╭──

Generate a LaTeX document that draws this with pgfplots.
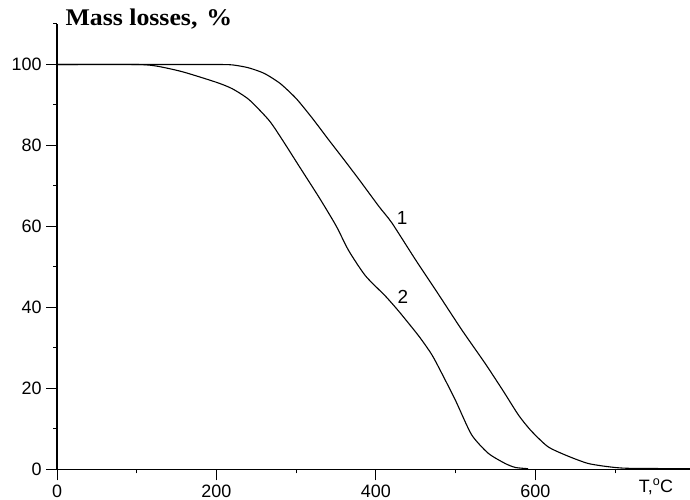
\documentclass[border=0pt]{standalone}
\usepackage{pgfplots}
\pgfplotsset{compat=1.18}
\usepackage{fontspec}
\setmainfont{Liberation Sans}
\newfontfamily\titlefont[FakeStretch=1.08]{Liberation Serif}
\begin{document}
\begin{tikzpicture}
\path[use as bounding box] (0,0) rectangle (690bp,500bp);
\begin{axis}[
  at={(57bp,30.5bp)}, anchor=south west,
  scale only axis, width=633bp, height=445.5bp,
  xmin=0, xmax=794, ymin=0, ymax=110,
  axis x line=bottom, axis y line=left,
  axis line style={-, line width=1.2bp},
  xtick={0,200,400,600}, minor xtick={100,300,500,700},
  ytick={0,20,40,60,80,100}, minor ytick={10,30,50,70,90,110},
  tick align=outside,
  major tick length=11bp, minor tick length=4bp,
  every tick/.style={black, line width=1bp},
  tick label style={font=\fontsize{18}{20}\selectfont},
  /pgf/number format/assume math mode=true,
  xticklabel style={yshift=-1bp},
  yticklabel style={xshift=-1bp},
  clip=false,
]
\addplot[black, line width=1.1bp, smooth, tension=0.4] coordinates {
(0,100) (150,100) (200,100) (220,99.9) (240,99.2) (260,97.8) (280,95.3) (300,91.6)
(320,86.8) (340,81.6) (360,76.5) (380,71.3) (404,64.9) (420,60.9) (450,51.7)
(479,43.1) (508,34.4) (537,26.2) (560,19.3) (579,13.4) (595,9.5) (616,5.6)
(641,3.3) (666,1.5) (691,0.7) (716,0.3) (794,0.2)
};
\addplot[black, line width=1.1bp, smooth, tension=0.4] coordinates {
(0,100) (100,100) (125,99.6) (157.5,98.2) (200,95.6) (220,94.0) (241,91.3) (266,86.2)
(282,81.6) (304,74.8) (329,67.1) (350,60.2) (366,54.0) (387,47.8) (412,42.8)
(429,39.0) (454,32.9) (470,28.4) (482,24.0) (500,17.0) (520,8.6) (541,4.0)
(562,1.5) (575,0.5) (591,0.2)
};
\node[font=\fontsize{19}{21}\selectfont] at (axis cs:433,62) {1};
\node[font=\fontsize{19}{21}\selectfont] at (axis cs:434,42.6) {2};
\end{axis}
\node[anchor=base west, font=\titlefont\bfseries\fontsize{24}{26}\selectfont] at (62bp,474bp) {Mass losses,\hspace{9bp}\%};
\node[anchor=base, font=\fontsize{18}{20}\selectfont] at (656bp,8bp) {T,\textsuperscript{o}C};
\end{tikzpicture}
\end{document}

╰──

* Problem requirements
Take the data above and repeat it exactly, leaving each picture out.

* Written response
Generate a LaTeX document that draws this with pgfplots.
\documentclass[border=0pt]{standalone}
\usepackage{pgfplots}
\pgfplotsset{compat=1.18}
\usepackage{fontspec}
\setmainfont{Liberation Sans}
\newfontfamily\titlefont[FakeStretch=1.08]{Liberation Serif}
\begin{document}
\begin{tikzpicture}
\path[use as bounding box] (0,0) rectangle (690bp,500bp);
\begin{axis}[
  at={(57bp,30.5bp)}, anchor=south west,
  scale only axis, width=633bp, height=445.5bp,
  xmin=0, xmax=794, ymin=0, ymax=110,
  axis x line=bottom, axis y line=left,
  axis line style={-, line width=1.2bp},
  xtick={0,200,400,600}, minor xtick={100,300,500,700},
  ytick={0,20,40,60,80,100}, minor ytick={10,30,50,70,90,110},
  tick align=outside,
  major tick length=11bp, minor tick length=4bp,
  every tick/.style={black, line width=1bp},
  tick label style={font=\fontsize{18}{20}\selectfont},
  /pgf/number format/assume math mode=true,
  xticklabel style={yshift=-1bp},
  yticklabel style={xshift=-1bp},
  clip=false,
]
\addplot[black, line width=1.1bp, smooth, tension=0.4] coordinates {
(0,100) (150,100) (200,100) (220,99.9) (240,99.2) (260,97.8) (280,95.3) (300,91.6)
(320,86.8) (340,81.6) (360,76.5) (380,71.3) (404,64.9) (420,60.9) (450,51.7)
(479,43.1) (508,34.4) (537,26.2) (560,19.3) (579,13.4) (595,9.5) (616,5.6)
(641,3.3) (666,1.5) (691,0.7) (716,0.3) (794,0.2)
};
\addplot[black, line width=1.1bp, smooth, tension=0.4] coordinates {
(0,100) (100,100) (125,99.6) (157.5,98.2) (200,95.6) (220,94.0) (241,91.3) (266,86.2)
(282,81.6) (304,74.8) (329,67.1) (350,60.2) (366,54.0) (387,47.8) (412,42.8)
(429,39.0) (454,32.9) (470,28.4) (482,24.0) (500,17.0) (520,8.6) (541,4.0)
(562,1.5) (575,0.5) (591,0.2)
};
\node[font=\fontsize{19}{21}\selectfont] at (axis cs:433,62) {1};
\node[font=\fontsize{19}{21}\selectfont] at (axis cs:434,42.6) {2};
\end{axis}
\node[anchor=base west, font=\titlefont\bfseries\fontsize{24}{26}\selectfont] at (62bp,474bp) {Mass losses,\hspace{9bp}\%};
\node[anchor=base, font=\fontsize{18}{20}\selectfont] at (656bp,8bp) {T,\textsuperscript{o}C};
\end{tikzpicture}
\end{document}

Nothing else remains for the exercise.